◆ What you will do: Identify the lines that contain the word "image" and copy each one.

◆ Extracted records:
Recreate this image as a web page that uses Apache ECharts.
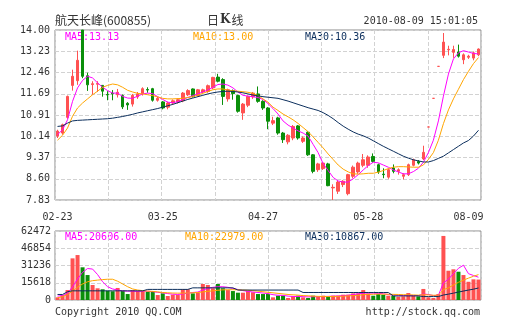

---

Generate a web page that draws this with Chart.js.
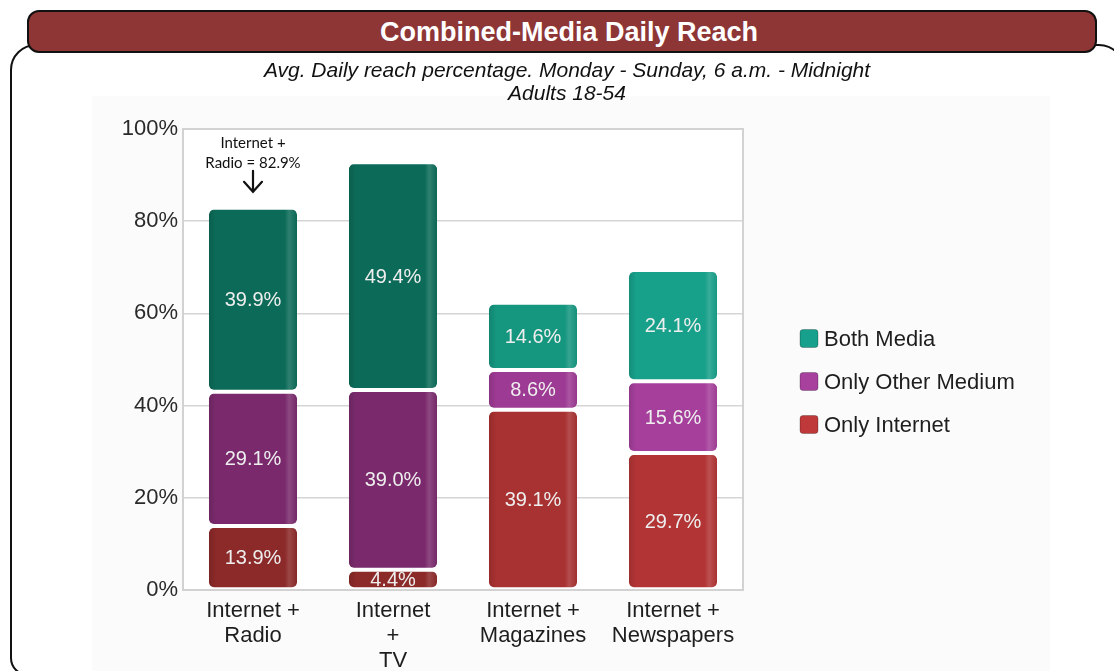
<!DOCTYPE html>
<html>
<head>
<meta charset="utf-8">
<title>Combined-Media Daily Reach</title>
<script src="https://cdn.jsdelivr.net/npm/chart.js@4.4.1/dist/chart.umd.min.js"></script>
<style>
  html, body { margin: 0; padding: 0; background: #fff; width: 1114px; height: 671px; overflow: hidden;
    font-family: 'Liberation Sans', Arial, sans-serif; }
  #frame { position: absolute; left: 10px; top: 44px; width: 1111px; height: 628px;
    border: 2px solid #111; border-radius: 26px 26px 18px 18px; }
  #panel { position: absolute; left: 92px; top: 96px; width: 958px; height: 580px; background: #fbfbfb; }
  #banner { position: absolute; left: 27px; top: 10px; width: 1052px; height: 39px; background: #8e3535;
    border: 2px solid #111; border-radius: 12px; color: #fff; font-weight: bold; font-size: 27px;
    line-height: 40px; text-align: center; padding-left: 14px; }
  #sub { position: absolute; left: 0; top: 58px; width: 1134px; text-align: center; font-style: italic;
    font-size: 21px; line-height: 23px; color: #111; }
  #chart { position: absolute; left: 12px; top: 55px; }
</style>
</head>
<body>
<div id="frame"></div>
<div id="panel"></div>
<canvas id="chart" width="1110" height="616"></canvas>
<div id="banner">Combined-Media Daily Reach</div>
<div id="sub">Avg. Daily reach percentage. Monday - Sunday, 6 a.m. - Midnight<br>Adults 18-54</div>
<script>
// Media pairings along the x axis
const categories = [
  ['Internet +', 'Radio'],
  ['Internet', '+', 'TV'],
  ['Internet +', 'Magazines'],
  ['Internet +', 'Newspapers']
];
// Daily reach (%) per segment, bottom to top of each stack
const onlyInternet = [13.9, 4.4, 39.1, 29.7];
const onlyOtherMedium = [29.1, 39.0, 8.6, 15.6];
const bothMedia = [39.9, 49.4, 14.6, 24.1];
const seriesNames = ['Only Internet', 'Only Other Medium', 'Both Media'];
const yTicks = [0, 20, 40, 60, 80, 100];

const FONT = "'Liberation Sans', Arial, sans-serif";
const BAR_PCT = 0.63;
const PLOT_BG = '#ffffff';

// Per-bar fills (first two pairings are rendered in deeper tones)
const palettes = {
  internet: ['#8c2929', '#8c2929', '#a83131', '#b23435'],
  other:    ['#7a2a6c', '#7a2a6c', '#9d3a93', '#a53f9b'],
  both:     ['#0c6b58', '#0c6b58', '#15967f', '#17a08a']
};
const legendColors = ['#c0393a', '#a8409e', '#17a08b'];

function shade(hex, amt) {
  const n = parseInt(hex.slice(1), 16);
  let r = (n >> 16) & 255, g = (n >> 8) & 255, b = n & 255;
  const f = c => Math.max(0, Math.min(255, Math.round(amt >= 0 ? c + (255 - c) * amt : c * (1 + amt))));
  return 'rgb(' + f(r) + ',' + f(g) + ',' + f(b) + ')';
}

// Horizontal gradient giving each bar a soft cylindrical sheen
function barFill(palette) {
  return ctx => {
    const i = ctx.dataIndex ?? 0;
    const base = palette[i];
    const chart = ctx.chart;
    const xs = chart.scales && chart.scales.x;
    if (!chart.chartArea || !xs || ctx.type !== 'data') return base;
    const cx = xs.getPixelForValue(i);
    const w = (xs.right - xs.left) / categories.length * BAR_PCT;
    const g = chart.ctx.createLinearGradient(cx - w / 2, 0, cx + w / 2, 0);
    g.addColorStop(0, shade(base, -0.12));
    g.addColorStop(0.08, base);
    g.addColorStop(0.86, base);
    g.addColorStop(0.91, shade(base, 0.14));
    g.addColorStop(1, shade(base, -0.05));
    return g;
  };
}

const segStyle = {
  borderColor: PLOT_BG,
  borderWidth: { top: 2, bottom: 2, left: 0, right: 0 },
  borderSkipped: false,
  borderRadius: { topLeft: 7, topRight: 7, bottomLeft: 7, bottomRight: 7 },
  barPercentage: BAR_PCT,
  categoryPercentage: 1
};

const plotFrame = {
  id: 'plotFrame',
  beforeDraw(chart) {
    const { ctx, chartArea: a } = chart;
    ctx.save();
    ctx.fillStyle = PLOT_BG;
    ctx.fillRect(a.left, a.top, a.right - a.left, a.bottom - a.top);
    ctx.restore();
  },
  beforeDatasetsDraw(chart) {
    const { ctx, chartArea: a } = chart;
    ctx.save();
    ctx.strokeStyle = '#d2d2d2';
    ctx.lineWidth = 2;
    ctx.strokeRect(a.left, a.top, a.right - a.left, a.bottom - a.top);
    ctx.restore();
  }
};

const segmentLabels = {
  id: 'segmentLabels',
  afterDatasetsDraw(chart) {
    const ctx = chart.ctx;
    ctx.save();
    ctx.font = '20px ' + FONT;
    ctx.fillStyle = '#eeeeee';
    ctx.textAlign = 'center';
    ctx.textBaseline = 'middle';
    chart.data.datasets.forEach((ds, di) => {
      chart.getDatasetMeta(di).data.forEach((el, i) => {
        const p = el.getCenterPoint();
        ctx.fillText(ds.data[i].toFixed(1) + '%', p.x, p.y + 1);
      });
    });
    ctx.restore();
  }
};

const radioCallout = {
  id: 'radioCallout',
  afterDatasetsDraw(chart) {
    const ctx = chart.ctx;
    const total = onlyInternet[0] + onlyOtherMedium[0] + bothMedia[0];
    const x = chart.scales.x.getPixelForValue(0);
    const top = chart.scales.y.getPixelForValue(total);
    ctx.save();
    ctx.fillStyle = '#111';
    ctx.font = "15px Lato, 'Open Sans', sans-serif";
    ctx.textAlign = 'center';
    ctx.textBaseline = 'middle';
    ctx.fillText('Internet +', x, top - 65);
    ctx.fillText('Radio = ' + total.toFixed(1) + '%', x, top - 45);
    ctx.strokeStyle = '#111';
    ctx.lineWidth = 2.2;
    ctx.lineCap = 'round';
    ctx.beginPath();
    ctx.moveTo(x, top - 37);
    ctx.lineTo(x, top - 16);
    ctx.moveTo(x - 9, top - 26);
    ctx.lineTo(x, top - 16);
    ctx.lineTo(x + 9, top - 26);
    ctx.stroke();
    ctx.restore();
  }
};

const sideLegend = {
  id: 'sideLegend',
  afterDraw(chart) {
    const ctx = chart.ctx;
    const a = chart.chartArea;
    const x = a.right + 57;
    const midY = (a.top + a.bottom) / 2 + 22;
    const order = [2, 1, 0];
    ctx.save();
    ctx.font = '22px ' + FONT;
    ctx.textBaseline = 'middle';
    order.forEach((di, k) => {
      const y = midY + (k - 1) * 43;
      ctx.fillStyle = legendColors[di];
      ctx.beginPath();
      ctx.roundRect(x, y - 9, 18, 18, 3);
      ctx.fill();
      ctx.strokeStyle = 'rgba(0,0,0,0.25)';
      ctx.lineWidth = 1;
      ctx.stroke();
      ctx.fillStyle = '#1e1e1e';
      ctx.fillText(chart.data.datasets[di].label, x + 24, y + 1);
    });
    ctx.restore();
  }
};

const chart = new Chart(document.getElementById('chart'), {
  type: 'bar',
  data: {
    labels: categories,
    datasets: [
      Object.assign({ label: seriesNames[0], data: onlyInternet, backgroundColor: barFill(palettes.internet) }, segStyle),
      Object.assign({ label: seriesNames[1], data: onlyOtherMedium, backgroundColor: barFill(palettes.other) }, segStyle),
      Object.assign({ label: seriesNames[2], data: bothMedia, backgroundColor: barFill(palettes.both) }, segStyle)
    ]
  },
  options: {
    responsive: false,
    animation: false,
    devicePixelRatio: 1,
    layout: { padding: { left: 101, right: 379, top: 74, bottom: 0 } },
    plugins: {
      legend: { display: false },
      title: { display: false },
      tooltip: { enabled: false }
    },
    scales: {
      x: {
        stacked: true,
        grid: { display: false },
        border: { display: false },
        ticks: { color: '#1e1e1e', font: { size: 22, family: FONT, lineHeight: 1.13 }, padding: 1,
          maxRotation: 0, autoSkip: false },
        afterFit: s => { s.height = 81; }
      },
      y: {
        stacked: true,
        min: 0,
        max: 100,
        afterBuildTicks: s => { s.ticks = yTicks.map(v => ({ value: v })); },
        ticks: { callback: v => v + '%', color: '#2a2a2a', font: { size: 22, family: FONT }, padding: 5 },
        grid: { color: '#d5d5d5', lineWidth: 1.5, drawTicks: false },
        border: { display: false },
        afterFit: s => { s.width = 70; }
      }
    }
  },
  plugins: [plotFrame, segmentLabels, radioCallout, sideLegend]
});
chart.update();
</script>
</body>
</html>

==

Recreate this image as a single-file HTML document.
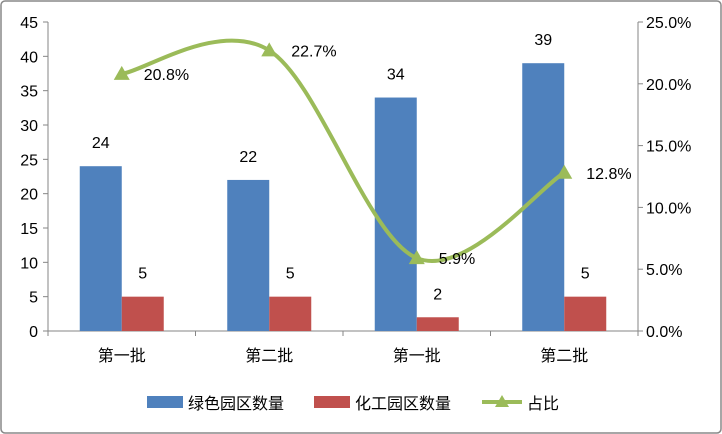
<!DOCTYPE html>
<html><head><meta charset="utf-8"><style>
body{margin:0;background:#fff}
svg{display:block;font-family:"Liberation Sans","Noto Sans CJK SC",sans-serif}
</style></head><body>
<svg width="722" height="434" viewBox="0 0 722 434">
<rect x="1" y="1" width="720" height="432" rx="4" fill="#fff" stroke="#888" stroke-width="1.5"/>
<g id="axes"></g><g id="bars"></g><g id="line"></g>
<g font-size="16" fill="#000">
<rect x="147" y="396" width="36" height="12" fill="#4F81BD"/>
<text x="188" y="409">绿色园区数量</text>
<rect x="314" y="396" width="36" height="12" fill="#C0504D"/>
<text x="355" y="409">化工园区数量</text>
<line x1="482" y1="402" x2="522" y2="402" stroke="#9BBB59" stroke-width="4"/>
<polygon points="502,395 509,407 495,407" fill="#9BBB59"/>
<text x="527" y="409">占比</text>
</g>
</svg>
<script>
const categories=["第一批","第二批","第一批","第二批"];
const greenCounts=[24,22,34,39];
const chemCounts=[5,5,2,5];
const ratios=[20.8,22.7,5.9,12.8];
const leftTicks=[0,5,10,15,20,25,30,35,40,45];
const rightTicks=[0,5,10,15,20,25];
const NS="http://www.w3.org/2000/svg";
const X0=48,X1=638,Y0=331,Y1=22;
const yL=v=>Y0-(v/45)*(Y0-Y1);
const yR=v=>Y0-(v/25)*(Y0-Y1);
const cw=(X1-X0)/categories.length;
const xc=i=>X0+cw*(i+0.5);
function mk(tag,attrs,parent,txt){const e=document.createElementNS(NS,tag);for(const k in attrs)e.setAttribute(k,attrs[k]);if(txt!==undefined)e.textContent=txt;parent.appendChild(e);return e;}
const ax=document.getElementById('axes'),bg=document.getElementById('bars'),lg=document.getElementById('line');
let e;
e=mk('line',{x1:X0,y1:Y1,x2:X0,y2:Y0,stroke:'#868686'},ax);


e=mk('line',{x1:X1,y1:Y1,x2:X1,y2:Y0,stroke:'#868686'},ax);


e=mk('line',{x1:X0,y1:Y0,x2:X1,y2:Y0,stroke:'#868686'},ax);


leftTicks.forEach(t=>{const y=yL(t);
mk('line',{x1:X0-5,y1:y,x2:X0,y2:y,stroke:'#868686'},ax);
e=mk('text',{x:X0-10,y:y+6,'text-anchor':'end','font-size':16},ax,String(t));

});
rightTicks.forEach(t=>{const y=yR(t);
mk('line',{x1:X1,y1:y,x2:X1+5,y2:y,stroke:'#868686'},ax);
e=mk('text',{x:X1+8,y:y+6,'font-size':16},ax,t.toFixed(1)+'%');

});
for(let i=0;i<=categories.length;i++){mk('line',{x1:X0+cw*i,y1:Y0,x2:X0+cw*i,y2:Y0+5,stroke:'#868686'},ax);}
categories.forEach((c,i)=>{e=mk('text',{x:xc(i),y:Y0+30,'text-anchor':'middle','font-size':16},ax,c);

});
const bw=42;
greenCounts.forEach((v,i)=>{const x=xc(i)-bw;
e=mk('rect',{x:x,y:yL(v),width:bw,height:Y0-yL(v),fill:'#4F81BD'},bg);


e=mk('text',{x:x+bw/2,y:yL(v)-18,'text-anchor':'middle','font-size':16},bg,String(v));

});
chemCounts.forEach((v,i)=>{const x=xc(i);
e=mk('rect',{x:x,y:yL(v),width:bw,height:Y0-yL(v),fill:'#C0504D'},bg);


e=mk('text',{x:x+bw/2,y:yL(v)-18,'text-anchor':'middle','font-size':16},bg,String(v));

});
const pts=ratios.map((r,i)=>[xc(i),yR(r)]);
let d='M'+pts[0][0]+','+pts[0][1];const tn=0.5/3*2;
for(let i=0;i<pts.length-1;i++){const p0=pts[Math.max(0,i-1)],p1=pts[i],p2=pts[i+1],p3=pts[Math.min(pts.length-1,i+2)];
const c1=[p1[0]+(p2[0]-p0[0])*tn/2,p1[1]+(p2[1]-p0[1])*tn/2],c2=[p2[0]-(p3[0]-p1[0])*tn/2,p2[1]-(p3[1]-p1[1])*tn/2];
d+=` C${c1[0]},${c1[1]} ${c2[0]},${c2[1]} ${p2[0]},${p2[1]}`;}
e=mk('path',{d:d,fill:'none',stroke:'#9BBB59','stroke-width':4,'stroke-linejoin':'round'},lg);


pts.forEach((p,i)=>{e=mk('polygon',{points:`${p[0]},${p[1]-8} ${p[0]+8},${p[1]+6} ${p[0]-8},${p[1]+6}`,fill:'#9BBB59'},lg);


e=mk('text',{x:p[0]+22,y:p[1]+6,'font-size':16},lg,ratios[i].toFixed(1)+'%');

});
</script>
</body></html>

◆ Output:
Recreate this image as a web page that uses Apache ECharts.
Recreate this image as a single-file HTML document.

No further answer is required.